Land use — Waste Management and opponents make their cases on alternatives study; commission will reconvene

  • By: David Sale  
  • Published: 11/6/2009 3:35:46 PM
    As of Wednesday, the record is closed on testimony regarding the proposal to expand Riverbend Landfill, leaving both sides to await the decision of the Board of County Commissioners. Their hearing on the issue will resume at 2 p.m. Monday in the county courthouse.
    Since last year, when officials from Waste Management first proposed the 109-acre expansion, the topic has been fraught with controversy. Riverbend officials requested the expansion based on predictions that the landfill would reach capacity in 2014, with a consequent increase in local garbage rates. Opponents, many neighboring property owners, hope to develop alternative disposal methods to mitigate the landfill’s impact on their property — and to stem the flow of out-of-county waste that makes up nearly two-thirds of Riverbend’s deposits.

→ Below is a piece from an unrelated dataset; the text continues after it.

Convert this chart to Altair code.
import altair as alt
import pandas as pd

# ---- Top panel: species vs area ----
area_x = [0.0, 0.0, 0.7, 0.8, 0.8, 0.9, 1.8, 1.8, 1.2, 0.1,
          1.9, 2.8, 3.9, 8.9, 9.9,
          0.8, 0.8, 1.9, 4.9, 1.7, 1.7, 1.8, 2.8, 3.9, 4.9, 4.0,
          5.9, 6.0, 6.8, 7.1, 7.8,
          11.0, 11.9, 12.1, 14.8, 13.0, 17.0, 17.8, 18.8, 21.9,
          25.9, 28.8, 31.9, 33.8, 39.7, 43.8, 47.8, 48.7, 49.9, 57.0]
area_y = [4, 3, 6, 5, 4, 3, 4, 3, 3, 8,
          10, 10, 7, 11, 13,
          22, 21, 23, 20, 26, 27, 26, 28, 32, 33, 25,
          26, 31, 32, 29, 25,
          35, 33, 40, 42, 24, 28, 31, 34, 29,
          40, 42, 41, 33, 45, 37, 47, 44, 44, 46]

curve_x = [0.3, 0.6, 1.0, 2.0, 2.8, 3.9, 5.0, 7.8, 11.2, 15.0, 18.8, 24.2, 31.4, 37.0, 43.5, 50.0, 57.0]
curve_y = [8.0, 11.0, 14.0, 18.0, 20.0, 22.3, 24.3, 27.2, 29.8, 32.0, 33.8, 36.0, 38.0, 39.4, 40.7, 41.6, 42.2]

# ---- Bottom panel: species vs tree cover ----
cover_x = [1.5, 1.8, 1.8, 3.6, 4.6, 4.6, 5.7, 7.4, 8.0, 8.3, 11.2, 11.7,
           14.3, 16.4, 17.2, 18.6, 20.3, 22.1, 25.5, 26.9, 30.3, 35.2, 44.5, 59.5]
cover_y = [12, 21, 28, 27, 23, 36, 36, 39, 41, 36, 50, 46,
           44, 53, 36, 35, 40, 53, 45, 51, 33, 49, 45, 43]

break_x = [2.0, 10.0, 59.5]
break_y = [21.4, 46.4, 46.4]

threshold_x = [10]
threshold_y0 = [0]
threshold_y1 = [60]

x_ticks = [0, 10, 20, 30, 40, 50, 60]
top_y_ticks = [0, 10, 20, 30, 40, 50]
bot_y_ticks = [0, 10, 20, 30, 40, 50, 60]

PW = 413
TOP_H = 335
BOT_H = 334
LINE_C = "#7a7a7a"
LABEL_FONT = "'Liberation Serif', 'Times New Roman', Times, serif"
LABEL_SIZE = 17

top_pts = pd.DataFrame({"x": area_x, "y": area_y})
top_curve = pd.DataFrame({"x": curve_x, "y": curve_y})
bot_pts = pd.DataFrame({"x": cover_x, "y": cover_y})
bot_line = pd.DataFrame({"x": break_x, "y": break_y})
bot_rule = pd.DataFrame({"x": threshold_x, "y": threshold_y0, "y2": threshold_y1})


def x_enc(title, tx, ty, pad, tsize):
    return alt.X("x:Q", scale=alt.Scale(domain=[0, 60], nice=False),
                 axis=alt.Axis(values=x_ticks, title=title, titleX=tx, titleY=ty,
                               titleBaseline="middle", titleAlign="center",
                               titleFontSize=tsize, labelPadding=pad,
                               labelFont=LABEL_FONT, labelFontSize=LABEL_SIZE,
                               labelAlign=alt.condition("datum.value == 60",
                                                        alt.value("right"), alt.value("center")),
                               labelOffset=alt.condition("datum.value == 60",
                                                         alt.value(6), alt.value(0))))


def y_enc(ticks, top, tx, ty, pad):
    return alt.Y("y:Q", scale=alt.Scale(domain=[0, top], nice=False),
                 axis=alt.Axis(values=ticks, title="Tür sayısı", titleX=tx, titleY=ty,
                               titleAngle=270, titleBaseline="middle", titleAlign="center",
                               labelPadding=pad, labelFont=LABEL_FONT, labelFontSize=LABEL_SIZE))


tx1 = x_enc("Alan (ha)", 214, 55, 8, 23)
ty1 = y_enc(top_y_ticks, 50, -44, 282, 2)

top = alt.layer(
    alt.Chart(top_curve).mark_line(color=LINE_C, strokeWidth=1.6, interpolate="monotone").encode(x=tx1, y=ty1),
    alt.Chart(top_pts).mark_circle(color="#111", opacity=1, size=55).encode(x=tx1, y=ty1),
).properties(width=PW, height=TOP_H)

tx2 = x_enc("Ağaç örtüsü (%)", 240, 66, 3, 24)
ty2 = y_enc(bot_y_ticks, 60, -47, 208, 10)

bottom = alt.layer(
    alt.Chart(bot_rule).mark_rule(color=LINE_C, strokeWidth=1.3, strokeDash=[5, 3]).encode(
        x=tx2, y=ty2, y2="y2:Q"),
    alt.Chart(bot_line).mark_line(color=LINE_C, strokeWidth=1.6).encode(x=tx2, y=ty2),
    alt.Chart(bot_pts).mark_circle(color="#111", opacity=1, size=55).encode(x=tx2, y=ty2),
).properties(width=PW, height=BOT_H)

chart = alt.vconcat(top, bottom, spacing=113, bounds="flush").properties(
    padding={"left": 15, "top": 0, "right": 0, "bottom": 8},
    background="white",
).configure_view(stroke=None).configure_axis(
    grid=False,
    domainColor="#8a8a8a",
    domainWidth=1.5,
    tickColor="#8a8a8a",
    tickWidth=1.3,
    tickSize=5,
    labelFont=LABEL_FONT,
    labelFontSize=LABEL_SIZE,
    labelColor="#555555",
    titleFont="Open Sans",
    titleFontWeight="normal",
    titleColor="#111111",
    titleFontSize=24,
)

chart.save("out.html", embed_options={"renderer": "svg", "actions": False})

    The application itself — which combines a rezone request, state land use goal exemption and wetlands diversion — was the subject of voluminous testimony before the county planning commission, which ultimately recommended its denial.
    This recent round of testimony is confined to issues arising from a third-party study from Zia Consulting Engineers, requested by the board of commissioners, to estimate residential rate increases should the landfill be taken out of service. These were determined to be between 9 percent and 16 percent for Newberg Garbage residential customers, depending on the alternative landfill to which the waste was shipped.

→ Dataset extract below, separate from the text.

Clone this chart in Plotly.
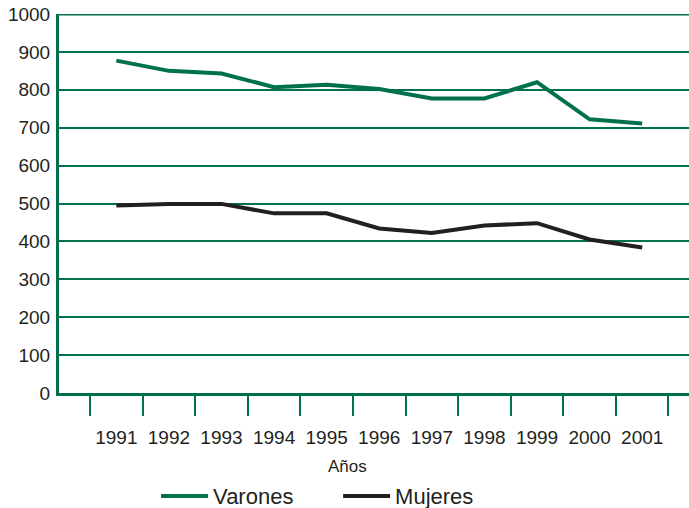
import plotly.graph_objects as go

years = ["1991", "1992", "1993", "1994", "1995", "1996", "1997", "1998", "1999", "2000", "2001"]
varones = [877, 850, 843, 807, 813, 802, 777, 777, 820, 722, 711]
mujeres = [495, 499, 499, 474, 474, 434, 422, 442, 448, 405, 384]
y_ticks = [0, 100, 200, 300, 400, 500, 600, 700, 800, 900, 1000]

GREEN = "#00704f"
BLACK = "#231f20"
FONT = "Liberation Sans, Arial, sans-serif"

fig = go.Figure()
fig.add_trace(go.Scatter(x=years, y=varones, mode="lines", name="Varones",
                         line=dict(color=GREEN, width=4)))
fig.add_trace(go.Scatter(x=years, y=mujeres, mode="lines", name="Mujeres",
                         line=dict(color=BLACK, width=4)))

fig.update_layout(
    width=689, height=508,
    margin=dict(l=59, r=0, t=14, b=115, autoexpand=False),
    paper_bgcolor="white", plot_bgcolor="white",
    font=dict(family=FONT, size=19, color="#231f20"),
    showlegend=True,
    legend=dict(orientation="h", x=0.443, xanchor="center", y=-0.272, yanchor="middle",
                font=dict(size=22), entrywidth=120, itemwidth=47, tracegroupgap=0),
    xaxis=dict(type="category", range=[-1.09, 10.89], tickson="boundaries",
               ticks="outside", ticklen=20, tickwidth=1.5, tickcolor=GREEN,
               tickangle=0, automargin=False, ticklabelstandoff=25,
               showline=True, linecolor=GREEN, linewidth=3, mirror=False,
               showgrid=False, zeroline=False,
               tickfont=dict(size=19)),
    yaxis=dict(range=[0, 1000], tickvals=y_ticks, ticks="", automargin=False,
               showline=True, linecolor=GREEN, linewidth=3,
               showgrid=True, gridcolor=GREEN, gridwidth=1.5,
               zeroline=False, tickfont=dict(size=19), ticklabelstandoff=2),
)
# x-axis title, placed slightly left of centre as in the reference
fig.add_annotation(text="Años", xref="paper", yref="paper", x=0.458, y=-0.193,
                   xanchor="center", yanchor="middle", showarrow=False,
                   font=dict(size=17, family=FONT, color="#231f20"))
# thick top border at 1000
fig.add_shape(type="line", xref="paper", yref="y", x0=0, x1=1, y0=1000, y1=1000,
              line=dict(color=GREEN, width=3))

fig.write_html("out.html", config={"displayModeBar": False},
               post_script="document.body.style.margin='0';")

    The report also discussed the use of alternatives to landfilling waste — such as incineration, waste-to-energy generation, anaerobic digestion and other green technologies, though without identifying a preferred alternative.
    Many of these technologies have not been developed sufficiently for a large-scale operation like Riverbend, argued Waste Management attorney James Benedict in a filing to the board.
    Regarding one alternative touted, Benedict wrote: “Zia was right to reject syngas (biofuel generation) technologies from further consideration because in its current state, (it) cannot process the county’s mix of solid waste. ... If the technology still requires a pilot project, then it must not be ready for full-scale, commercial operation.”
    However, as leading opponent Ramsey McPhillips noted in his statement to the commissioners, other sites have developed successful commercial alternatives.
    “The currently viable aerobic digestion co-composting facility located in Walton, N.Y., processes all their county’s municipal solid waste (and bio-solids) with a current diversion rate of 70 percent,” he wrote. “What little trash is not processed through this system could easily be shipped to a (Columbia) Gorge landfill or eventually sent to an (incineration) facility.”
    Regardless of alternative technology, McPhillips added, the chance for the county to renegotiate a solid waste disposal strategy on its own terms was sufficient reason to reject the application.
    “To accept the (expansion) application as it now stands and hope that the county can later negotiate an agreement that includes a schedule for an alternative replacement of the landfill before it has filled the total requested expansion, is not a legal option of this particular application,” he wrote. “Why approve a 20-year landfill expansion if all we need is a few more years of the existing one to buy the necessary time to plan and institute an alternative? ...
    “Unlike Yamhill County, which grants 10-year-long franchise agreements, Metro (Portland) reviews all their agreements every two years and could simply direct that some of its present garbage goes to an alternate transfer station, thereby giving us back the ... capacity that was always meant to be for the hometown disposal storage provider.”